Hazel

Well, picking up where we left off with Faye — Faye may have heightened my knowledge and acceptance of the supernormal and the unexplained, but Hazel keeps me believing in Santa Claus for the simple fact that she IS Mrs. Claus.  Singer/songwriter Richard Shindell has a song called, Hazel’s House, that makes me suspect he knows my Hazel as well.  What he describes is very much the feeling and ambiance one experiences at, well, Hazel’s house.  Up a winding northern New Jersey back road, you are either going to Hazel’s house or into wooded New York state after crossing the Appalachian Trail in a national forest.  There is no other good reason to go up the road, but Hazel is the best reason I can think of.

Actually, Hazel is two people — kind of like a superhero.  In her mild-mannered public persona, Hazel is a frumpy, slightly addled, sweet little older lady — plump, loud, happy, and as friendly as can be.  You might write her off, just because she seems sweet, nice and not much else.  I knew Hazel for almost a year before I visited Hazel’s house.  Hazel’s house is ordinary looking — a little unkempt.  A time-worn white picket fence borders the property.  An old wagon wheel serves as decoration and plant hanger.  Flagstones lead from the driveway to the front door.  A Christmas wreath hangs year-round from the door.  Christmas lights decorate trees and eaves, also year-round.  Walking in the front door, you might think you have walked into a child’s bedroom.  Stuffed animals greet you from almost every angle.  Dolls watch your every move.  Toys and games are spread on every surface.  A jigsaw puzzle is eternally in process on a card table.  The television is on: cartoons.
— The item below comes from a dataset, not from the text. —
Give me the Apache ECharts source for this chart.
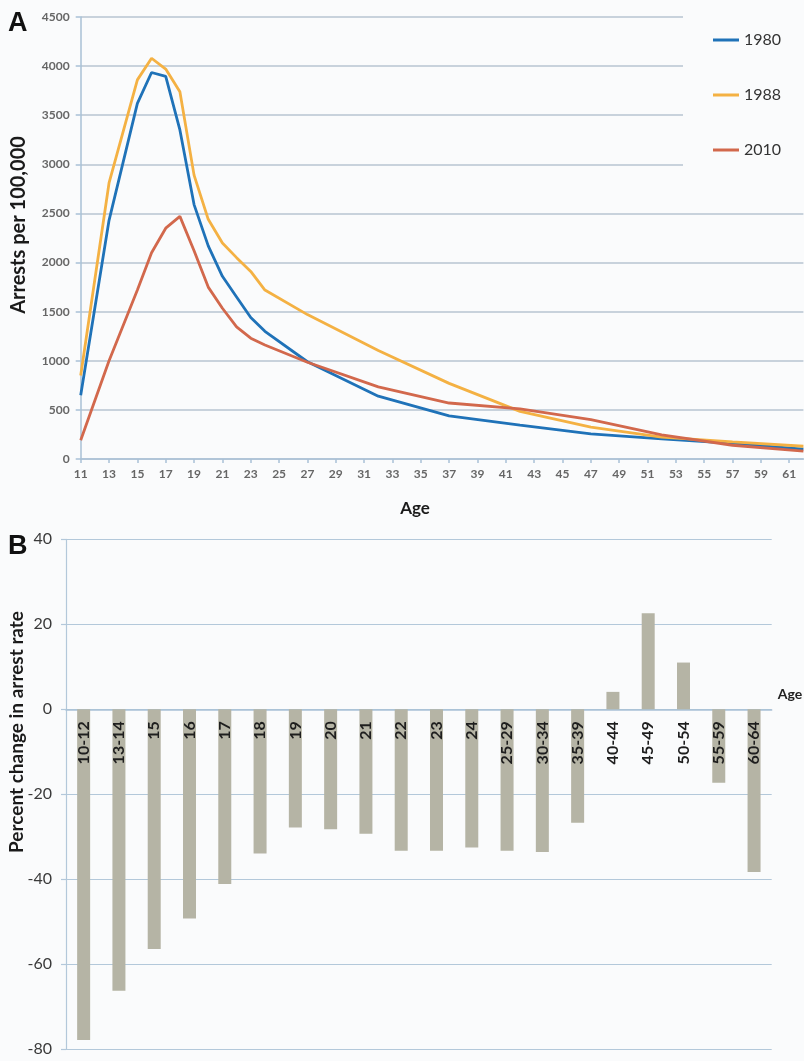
<!DOCTYPE html>
<html><head><meta charset="utf-8">
<script src="https://cdn.jsdelivr.net/npm/echarts@6.0.0/dist/echarts.min.js"></script>
<style>html,body{margin:0;padding:0;background:#fafbfc}#c{width:804px;height:1061px}</style>
</head><body><div id="c"></div>
<script>
// Panel A: category ticks (single years of age)
const ageTicks = ['11','12','13','14','15','16','17','18','19','20','21','22','23','24','25','26','27','28','29','30','31','32','33','34','35','36','37','38','39','40','41','42','43','44','45','46','47','48','49','50','51','52','53','54','55','56','57','58','59','60','61','62'];
// ages at which the rates are plotted
const lineAges = ['11','13','15','16','17','18','19','20','21','22','23','24','27','32','37','42','47','52','57','62'];
const rate1980 = [650, 2430, 3620, 3935, 3895, 3350, 2590, 2170, 1860, 1650, 1440, 1300, 990, 640, 440, 345, 255, 205, 160, 100];
const rate1988 = [850, 2810, 3860, 4080, 3970, 3740, 2890, 2440, 2200, 2050, 1910, 1720, 1470, 1105, 770, 485, 325, 222, 175, 130];
const rate2010 = [190, 1000, 1720, 2100, 2350, 2470, 2120, 1750, 1535, 1345, 1230, 1160, 985, 735, 570, 510, 400, 245, 140, 80];
const seriesNames = ['1980', '1988', '2010'];

// Panel B
const ageGroups = ['10-12','13-14','15','16','17','18','19','20','21','22','23','24','25-29','30-34','35-39','40-44','45-49','50-54','55-59','60-64'];
const pctChange = [-77.8, -66.2, -56.4, -49.2, -41.1, -33.9, -27.8, -28.2, -29.3, -33.3, -33.3, -32.5, -33.3, -33.6, -26.7, 4.1, 22.6, 11.0, -17.3, -38.3];

const BG = '#fafbfc';
const FONT = 'Lato';
const AX = '#a9c1d6';
const colors = ['#1f72b8', '#f4b143', '#d2684c'];
const pair = (vals) => lineAges.map((a, i) => [a, vals[i]]);

const chart = echarts.init(document.getElementById('c'), null, {renderer: 'canvas'});
chart.setOption({
  backgroundColor: BG,
  animation: false,
  textStyle: {fontFamily: FONT},
  grid: [
    {left: 80.7, top: 17, width: 722.7, height: 442, outerBoundsMode: 'none', containLabel: false},
    {left: 66, top: 539.3, width: 705.7, height: 510, outerBoundsMode: 'none', containLabel: false},
    {left: 66, top: 539.3, width: 705.7, height: 170, outerBoundsMode: 'none', containLabel: false}
  ],
  legend: {
    data: seriesNames, orient: 'vertical', left: 708, top: 27,
    icon: 'rect', itemWidth: 26, itemHeight: 3, itemGap: 39,
    textStyle: {fontSize: 16, color: '#333', fontFamily: FONT},
    z: 10
  },
  xAxis: [
    {
      type: 'category', gridIndex: 0, data: ageTicks, boundaryGap: false,
      axisLine: {lineStyle: {color: AX, width: 1.5}},
      axisTick: {interval: 1, length: 4, lineStyle: {color: AX, width: 1.5}},
      axisLabel: {interval: 1, margin: 9, fontSize: 12, fontWeight: 'bold', color: '#666', fontFamily: FONT},
      splitLine: {show: false}
    },
    {
      type: 'category', gridIndex: 1, data: ageGroups,
      axisLine: {onZero: true, lineStyle: {color: AX, width: 1.5}},
      axisTick: {length: 6, lineStyle: {color: AX, width: 1.5}},
      axisLabel: {show: false},
      name: 'Age', nameLocation: 'end', nameGap: 6,
      nameTextStyle: {fontSize: 14, fontWeight: 'bold', color: '#222', fontFamily: FONT, verticalAlign: 'bottom', padding: [0, 0, 8, 0]}
    },
    {
      type: 'category', gridIndex: 2, data: ageGroups, position: 'bottom', z: 6,
      axisLine: {show: false, onZero: false}, axisTick: {show: false},
      axisLabel: {show: true, interval: 0, rotate: 90, margin: 12, hideOverlap: false, fontSize: 16, fontWeight: 'bold', color: '#1e1e1e', fontFamily: FONT}
    }
  ],
  yAxis: [
    {
      type: 'value', gridIndex: 0, min: 0, max: 4500, interval: 500,
      axisLine: {show: true, lineStyle: {color: AX, width: 1.5}},
      axisTick: {show: true, length: 5, lineStyle: {color: AX, width: 1.5}},
      axisLabel: {margin: 11, fontSize: 12, fontWeight: 'bold', color: '#666', fontFamily: FONT, formatter: (v) => String(v)},
      splitLine: {lineStyle: {color: '#b7c5d2', width: 1.5}}
    },
    {
      type: 'value', gridIndex: 1, min: -80, max: 40, interval: 20,
      axisLine: {show: true, lineStyle: {color: '#b3c8da', width: 1.2}},
      axisTick: {show: true, length: 5, lineStyle: {color: '#b3c8da', width: 1.2}},
      axisLabel: {margin: 14, fontSize: 16, color: '#3a3a3a', fontFamily: FONT, formatter: (v) => String(v)},
      splitLine: {lineStyle: {color: '#b3c8da', width: 1.2}}
    },
    {type: 'value', gridIndex: 2, min: 0, max: 1, show: false}
  ],
  series: [
    {name: seriesNames[0], type: 'line', xAxisIndex: 0, yAxisIndex: 0, data: pair(rate1980), symbol: 'none', lineStyle: {width: 2.8, color: colors[0]}, itemStyle: {color: colors[0]}},
    {name: seriesNames[1], type: 'line', xAxisIndex: 0, yAxisIndex: 0, data: pair(rate1988), symbol: 'none', lineStyle: {width: 2.8, color: colors[1]}, itemStyle: {color: colors[1]}},
    {name: seriesNames[2], type: 'line', xAxisIndex: 0, yAxisIndex: 0, data: pair(rate2010), symbol: 'none', lineStyle: {width: 2.8, color: colors[2]}, itemStyle: {color: colors[2]}},
    {name: 'change', type: 'bar', xAxisIndex: 1, yAxisIndex: 1, data: pctChange, barWidth: 13, z: 2, itemStyle: {color: '#b5b4a5'}}
  ],
  graphic: [
    {type: 'rect', left: 683, top: 0, z: 3, shape: {width: 125, height: 185}, style: {fill: BG}},
    {type: 'text', left: 8, top: 10, z: 10, style: {text: 'A', font: 'bold 27px "Liberation Sans"', fill: '#111'}},
    {type: 'text', left: 8, top: 533, z: 10, style: {text: 'B', font: 'bold 27px "Liberation Sans"', fill: '#111'}},
    {type: 'text', x: 18.5, y: 225, rotation: Math.PI / 2, z: 10,
      style: {text: 'Arrests per 100,000', align: 'center', verticalAlign: 'middle', font: 'bold 20px Lato', fill: '#1a1a1a'}},
    {type: 'text', x: 415, y: 509, z: 10,
      style: {text: 'Age', align: 'center', verticalAlign: 'middle', font: 'bold 17px Lato', fill: '#1a1a1a'}},
    {type: 'text', x: 17, y: 732, rotation: Math.PI / 2, z: 10,
      style: {text: 'Percent change in arrest rate', align: 'center', verticalAlign: 'middle', font: 'bold 19px Lato', fill: '#1a1a1a'}}
  ]
});
</script>
</body></html>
Your attention is drawn from sights to smells.  There is something wonderful baking, hot and sweet.  There are complementary odors of mint and cinnamon; an undercurrent of baking bread; a hint of buttered popcorn.  Nothing cloying, everything inviting.  Again a shift, this time from smells to sounds.  If every time a bell rings, an angel gets its wings, then Hazel is responsible for a multitude on her own.  Almost everything in her home rings, jingles, tinkles, jangles, or clangs.  From the kitchen, music can be heard, not unusually Christmas songs and carols.  Walking to the doorway, it is quickly apparent that the kitchen is the control center of the whole operation.  Hazel commands her kitchen space like a flour-covered platoon leader, barking orders and making efficient movements with cookie sheets, baking pans, spoons, spatulas, and mixing bowls, occasionally pausing to poke her glasses up the bridge of her nose.  She acknowledges my presence with a warm, brief welcome, a from-the-toes laugh, and then she spins back in action.
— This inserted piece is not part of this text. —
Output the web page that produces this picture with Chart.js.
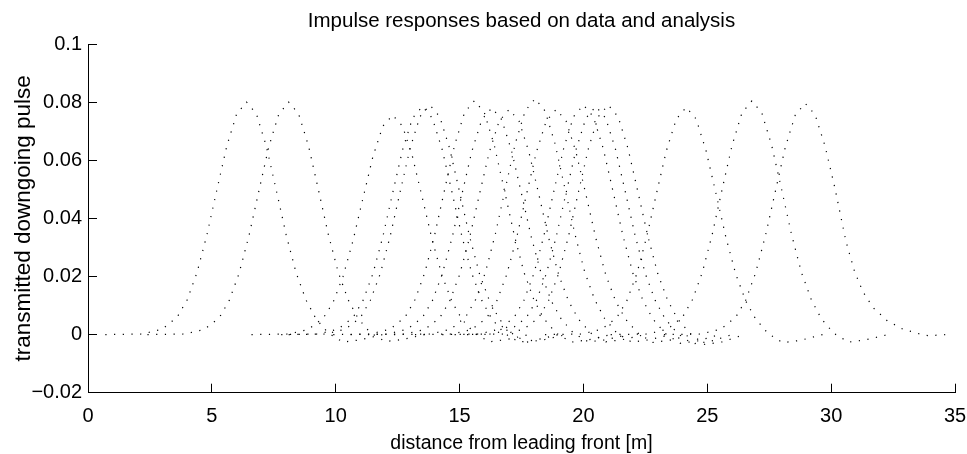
<!DOCTYPE html>
<html><head><meta charset="utf-8">
<script src="https://cdn.jsdelivr.net/npm/chart.js@4"></script>
<style>html,body{margin:0;padding:0;background:#fff}#wrap{width:967px;height:454px;position:relative}</style>
</head><body><div id="wrap"><canvas id="c"></canvas></div>
<script>
const chartTitle = 'Impulse responses based on data and analysis';
const xAxisTitle = 'distance from leading front [m]';
const yAxisTitle = 'transmitted downgoing pulse';
const xTickValues = [0, 5, 10, 15, 20, 25, 30, 35];
const xTickLabels = ['0', '5', '10', '15', '20', '25', '30', '35'];
const yTickValues = [-0.02, 0, 0.02, 0.04, 0.06, 0.08, 0.1];
const yTickLabels = ['\u22120.02', '0', '0.02', '0.04', '0.06', '0.08', '0.1'];

const p01x = [0.7,2.2,3.0,3.6,4.0,4.4,4.8,5.2,5.6,6.0,6.4,6.8,7.2,7.6,8.0,8.4,8.8,9.2,9.7,10.3,11.0,11.9];
const p01y = [0,.0002,.0019,.0060,.0119,.0213,.0343,.0497,.0648,.0759,.0800,.0759,.0648,.0497,.0343,.0213,.0119,.0055,.0005,-.0026,-.0018,0];
const p02x = [2.4,3.9,4.7,5.3,5.7,6.1,6.5,6.9,7.3,7.7,8.1,8.5,8.9,9.3,9.7,10.1,10.5,10.9,11.4,12.0,12.7,13.6];
const p02y = [0,.0002,.0018,.0058,.0117,.0211,.0341,.0495,.0647,.0758,.0800,.0760,.0650,.0499,.0345,.0215,.0120,.0056,.0006,-.0024,-.0017,0];
const p03x = [6.6,8.1,8.9,9.5,9.9,10.3,10.7,11.1,11.5,11.9,12.3,12.7,13.1,13.5,13.9,14.3,14.7,15.1,15.6,16.2,16.9,17.8];
const p03y = [0,.0002,.0018,.0057,.0112,.0201,.0324,.0469,.0612,.0717,.0755,.0717,.0612,.0469,.0324,.0201,.0112,.0052,.0005,-.0025,-.0017,0];
const p04x = [7.8,9.3,10.1,10.7,11.1,11.5,11.9,12.3,12.7,13.1,13.5,13.9,14.3,14.7,15.1,15.5,15.9,16.3,16.8,17.4,18.1,19.0];
const p04y = [0,.0002,.0019,.0059,.0117,.0209,.0336,.0488,.0636,.0745,.0785,.0745,.0636,.0488,.0336,.0209,.0117,.0054,.0005,-.0026,-.0018,0];
const p05x = [8.1,9.6,10.4,11.0,11.4,11.8,12.2,12.6,13.0,13.4,13.8,14.2,14.6,15.0,15.4,15.8,16.2,16.6,17.1,17.7,18.4,19.3];
const p05y = [0,.0002,.0019,.0059,.0118,.0210,.0339,.0491,.0640,.0750,.0790,.0750,.0640,.0491,.0339,.0210,.0118,.0054,.0005,-.0026,-.0018,0];
const p06x = [9.9,11.4,12.2,12.8,13.2,13.6,14.0,14.4,14.8,15.2,15.6,16.0,16.4,16.8,17.2,17.6,18.0,18.4,18.9,19.5,20.2,21.1];
const p06y = [0,.0002,.0019,.0060,.0120,.0214,.0345,.0500,.0652,.0764,.0805,.0764,.0652,.0500,.0345,.0214,.0120,.0055,.0005,-.0026,-.0018,0];
const p07x = [10.6,12.1,12.9,13.5,13.9,14.3,14.7,15.1,15.5,15.9,16.3,16.7,17.1,17.5,17.9,18.3,18.7,19.1,19.6,20.2,20.9,21.8];
const p07y = [0,.0002,.0019,.0059,.0116,.0208,.0334,.0485,.0632,.0740,.0780,.0740,.0632,.0485,.0334,.0208,.0116,.0054,.0005,-.0025,-.0018,0];
const p08x = [11.3,12.8,13.6,14.2,14.6,15.0,15.4,15.8,16.2,16.6,17.0,17.4,17.8,18.2,18.6,19.0,19.4,19.8,20.3,20.9,21.6,22.5];
const p08y = [0,.0002,.0018,.0058,.0115,.0206,.0332,.0482,.0628,.0735,.0775,.0735,.0628,.0482,.0332,.0206,.0115,.0053,.0005,-.0025,-.0017,0];
const p09x = [12.35,13.85,14.65,15.25,15.65,16.05,16.45,16.85,17.25,17.65,18.05,18.45,18.85,19.25,19.65,20.05,20.45,20.85,21.35,21.95,22.65,23.55];
const p09y = [0,.0002,.0019,.0061,.0121,.0216,.0348,.0504,.0658,.0770,.0812,.0770,.0658,.0504,.0348,.0216,.0121,.0056,.0005,-.0026,-.0018,0];
const p10x = [13.2,14.7,15.5,16.1,16.5,16.9,17.3,17.7,18.1,18.5,18.9,19.3,19.7,20.1,20.5,20.9,21.3,21.7,22.2,22.8,23.5,24.4];
const p10y = [0,.0002,.0018,.0058,.0115,.0206,.0332,.0482,.0628,.0735,.0775,.0735,.0628,.0482,.0332,.0206,.0115,.0053,.0005,-.0027,-.0019,0];
const p11x = [14.3,15.8,16.6,17.2,17.6,18.0,18.4,18.8,19.2,19.6,20.0,20.4,20.8,21.2,21.6,22.0,22.4,22.8,23.3,23.9,24.6,25.5];
const p11y = [0,.0002,.0019,.0059,.0118,.0210,.0339,.0491,.0640,.0750,.0790,.0750,.0640,.0491,.0339,.0210,.0118,.0054,.0004,-.0030,-.0022,0];
const p12x = [14.8,16.3,17.1,17.7,18.1,18.5,18.9,19.3,19.7,20.1,20.5,20.9,21.3,21.7,22.1,22.5,22.9,23.3,23.8,24.4,25.1,26.0];
const p12y = [0,.0002,.0019,.0059,.0117,.0209,.0336,.0488,.0636,.0745,.0785,.0745,.0636,.0488,.0336,.0209,.0117,.0054,.0004,-.0032,-.0024,0];
const p13x = [15.3,16.8,17.6,18.2,18.6,19.0,19.4,19.8,20.2,20.6,21.0,21.4,21.8,22.2,22.6,23.0,23.4,23.8,24.3,24.9,25.6,26.5];
const p13y = [0,.0002,.0019,.0059,.0118,.0210,.0339,.0491,.0640,.0750,.0790,.0750,.0640,.0491,.0339,.0210,.0118,.0054,.0004,-.0034,-.0025,0];
const p14x = [18.45,19.95,20.75,21.35,21.75,22.15,22.55,22.95,23.35,23.75,24.15,24.55,24.95,25.35,25.75,26.15,26.55,26.95,27.45,28.05,28.75,29.65];
const p14y = [0,.0002,.0019,.0059,.0116,.0208,.0335,.0486,.0633,.0742,.0782,.0742,.0633,.0486,.0335,.0208,.0116,.0054,.0004,-.0028,-.0020,0];
const p15x = [21.1,22.6,23.4,24.0,24.4,24.8,25.2,25.6,26.0,26.4,26.8,27.2,27.6,28.0,28.4,28.8,29.2,29.6,30.1,30.7,31.4,32.3];
const p15y = [0,.0002,.0019,.0060,.0120,.0214,.0345,.0500,.0651,.0763,.0804,.0763,.0651,.0500,.0345,.0214,.0120,.0055,.0005,-.0026,-.0018,0];
const p16x = [23.25,24.75,25.55,26.15,26.55,26.95,27.35,27.75,28.15,28.55,28.95,29.35,29.75,30.15,30.6,30.95,31.28,31.69,32.26,32.89,33.58,33.92,34.65];
const p16y = [0,.0002,.0019,.0060,.0118,.0212,.0341,.0494,.0645,.0755,.0796,.0757,.0650,.0505,.0320,.0216,.0148,.0093,.0048,.0019,.0002,-.0004,0];

const pulses = [[p01x,p01y],[p02x,p02y],[p03x,p03y],[p04x,p04y],[p05x,p05y],[p06x,p06y],[p07x,p07y],[p08x,p08y],
  [p09x,p09y],[p10x,p10y],[p11x,p11y],[p12x,p12y],[p13x,p13y],[p14x,p14y],[p15x,p15y],[p16x,p16y]];

const FONT = '"Liberation Sans", Arial, Helvetica, sans-serif';

const datasets = pulses.map(([xs, ys], k) => ({
  label: 'pulse ' + (k + 1),
  data: xs.map((x, i) => ({x: x, y: ys[i]})),
  showLine: true,
  pointRadius: 0,
  pointHoverRadius: 0,
  borderColor: '#000',
  borderWidth: 1.2,
  borderDash: [1.2, 7.5],
  borderCapStyle: 'butt',
  tension: 0,
  fill: false
}));

new Chart(document.getElementById('c'), {
  type: 'scatter',
  data: {datasets: datasets},
  options: {
    responsive: true,
    maintainAspectRatio: false,
    animation: false,
    devicePixelRatio: 1,
    events: [],
    layout: {padding: {left: 0, right: 12, top: 0, bottom: 0}},
    plugins: {
      legend: {display: false},
      tooltip: {enabled: false},
      title: {
        display: true, text: chartTitle, color: '#000', fullSize: false,
        font: {family: FONT, size: 20.5, weight: 'normal', lineHeight: 1.2},
        padding: {top: 9, bottom: 10.4}
      }
    },
    scales: {
      x: {
        type: 'linear', position: 'bottom', min: 0, max: 35,
        afterBuildTicks: s => { s.ticks = xTickValues.map(v => ({value: v})); },
        afterFit: s => { s.height = 61.3; s.paddingLeft = 0; s.paddingRight = 0; },
        ticks: {color: '#000', font: {family: FONT, size: 20}, padding: 21, autoSkip: false, maxRotation: 0,
          callback: (v, i) => xTickLabels[i]},
        grid: {drawOnChartArea: false, drawTicks: true, tickLength: -9, color: '#000', lineWidth: 1},
        border: {display: true, color: '#000', width: 1},
        title: {display: true, text: xAxisTitle, color: '#000',
          font: {family: FONT, size: 19.5, lineHeight: 1}, padding: {top: 0, bottom: 1}}
      },
      y: {
        type: 'linear', position: 'left', min: -0.02, max: 0.1,
        afterBuildTicks: s => { s.ticks = yTickValues.map(v => ({value: v})); },
        afterFit: s => { s.width = 88; s.paddingTop = 0; s.paddingBottom = 0; },
        ticks: {color: '#000', font: {family: FONT, size: 20}, padding: 15, autoSkip: false,
          callback: (v, i) => yTickLabels[i]},
        grid: {drawOnChartArea: false, drawTicks: true, tickLength: -9, color: '#000', lineWidth: 1},
        border: {display: true, color: '#000', width: 1},
        title: {display: true, text: yAxisTitle, color: '#000',
          font: {family: FONT, size: 22.5, lineHeight: 1.2}, padding: {top: 10, bottom: 0}}
      }
    }
  }
});
</script>
</body></html>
Hazel is a spinster-lady, never having children or grandchildren.  Her nieces and nephews live far away.  Yet, I never once visited her home that children were not everywhere.  I don’t think she hired them, but I wouldn’t swear to it.  Children’s laughter and glee filled the air.  I am not making this up, and I am not stretching the truth — I visited Hazel’s house at least two dozen times in my six years serving this charge, and children were present every time.  Yet I cannot recall even once hearing them argue, yell, scream, fight, or cry.  Oh, they were plenty loud, but in a joyful reverie without the slightest hint of anger or animosity.  They were more than Stepford-children, though.  I think somehow they were in a place where everything was okay, everything was allowed, and they were welcomed, accepted and valued for who they were.  There was simply no reason to act up.  Who fights in heaven?
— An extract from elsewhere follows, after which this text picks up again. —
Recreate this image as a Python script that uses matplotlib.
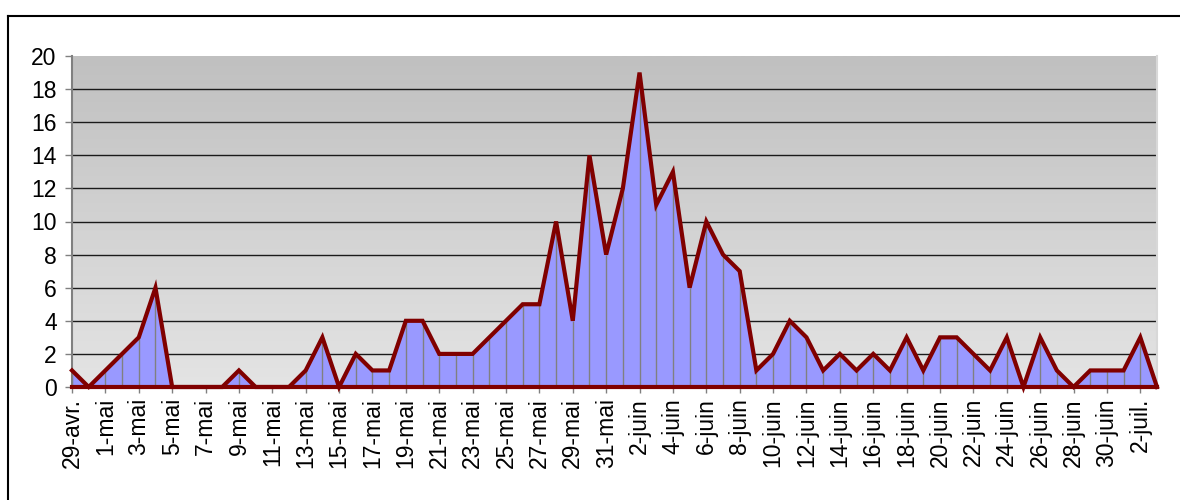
import numpy as np
import matplotlib.pyplot as plt
from matplotlib.colors import LinearSegmentedColormap
from matplotlib.lines import Line2D

plt.rcParams['font.family'] = ['Liberation Sans', 'DejaVu Sans']

# daily counts, 29-avr. -> 3-juil.
cases = [1, 0,
         1, 2, 3, 6, 0, 0, 0, 0, 1, 0, 0, 0, 1, 3, 0, 2, 1, 1, 4, 4,
         2, 2, 2, 3, 4, 5, 5, 10, 4, 14, 8,
         12, 19, 11, 13, 6, 10, 8, 7, 1, 2, 4, 3, 1, 2, 1, 2, 1, 3, 1,
         3, 3, 2, 1, 3, 0, 3, 1, 0, 1, 1,
         1, 3, 0]

tick_labels = ["29-avr.", "1-mai", "3-mai", "5-mai", "7-mai", "9-mai", "11-mai",
               "13-mai", "15-mai", "17-mai", "19-mai", "21-mai", "23-mai", "25-mai",
               "27-mai", "29-mai", "31-mai", "2-juin", "4-juin", "6-juin", "8-juin",
               "10-juin", "12-juin", "14-juin", "16-juin", "18-juin", "20-juin",
               "22-juin", "24-juin", "26-juin", "28-juin", "30-juin", "2-juil."]

x = np.arange(len(cases))
W, H = 1180, 500

fig = plt.figure(figsize=(W / 100, H / 100), dpi=100)
ax = fig.add_axes([72 / W, 113 / H, 1085 / W, 331 / H])

# grey gradient background
bg = LinearSegmentedColormap.from_list('bg', ['#c0c0c0', '#e4e4e4'])
ax.imshow(np.linspace(0, 1, 256).reshape(-1, 1), cmap=bg, aspect='auto',
          extent=[0, len(cases) - 1, 0, 20], zorder=0)
ax.hlines(range(2, 20, 2), 0, len(cases) - 1, color='#1a1a1a', lw=1, zorder=1)

ax.fill_between(x, cases, color='#9999ff', lw=0, zorder=2)
ax.vlines(x, 0, cases, color='#808080', lw=1, zorder=3)
ax.plot(x, cases, color='#800000', lw=3, zorder=4, clip_on=False,
        solid_joinstyle='miter')
ax.axhline(0, color='#800000', lw=3, zorder=4, clip_on=False)

ax.set_xlim(0, len(cases) - 1)
ax.set_ylim(0, 20)
ax.set_yticks(range(0, 21, 2))
ax.set_xticks(x[::2])
ax.set_xticklabels(tick_labels, rotation=90)
ax.tick_params(axis='x', length=4, color='#808080', width=1, pad=4, labelsize=16.5)
ax.tick_params(axis='y', length=5, color='#808080', width=1, pad=6, labelsize=16.5)

for s in ['top', 'bottom']:
    ax.spines[s].set_visible(False)
ax.spines['left'].set_color('#808080')
ax.spines['left'].set_linewidth(1.5)
ax.spines['right'].set_color('#d8d8d8')
ax.spines['right'].set_linewidth(1.5)

# outer chart frame (only top and left edges are visible)
fig.add_artist(Line2D([8 / W, 1], [1 - 16 / H] * 2, color='black', lw=1.5))
fig.add_artist(Line2D([8 / W] * 2, [0, 1 - 16 / H], color='black', lw=1.5))

fig.savefig('out.png', dpi=100)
I looked at Hazel in her own home frequently, struck by her rosy cheeks, the smile on her face, the deep satisfaction and contentment, and the deep well of joy from which she drew.  I visited many single, older ladies, very similar to Hazel, who — for whatever reason — plumbed the depths of loneliness, despair, anxiety, bitterness, depression and angst.  I often wondered what made Hazel different.  I asked her once.  She thought about it, raised a chubby hand in front of her and began ticking off reasons, finger by finger: “first, I grew up alone, didn’t like it, decided not to be alone anymore, so I’m not. Second, happiness doesn’t just happen to you — it’s a choice.  I choose to be happy.  Third, I don’t know if it is more blessed to give than to receive, but it is certainly more fun.  I like fun.  Fourth, when I was a child I always wanted to live at the North Pole, but people kept telling me to ‘grow up.’  Well, I grew up, and I decided to live like I was at the North Pole anyway.  And fifth, I drink Sherry; lots of Sherry.  I REALLY like Sherry.”  So, there you have it.  A recipe for at least one happy life.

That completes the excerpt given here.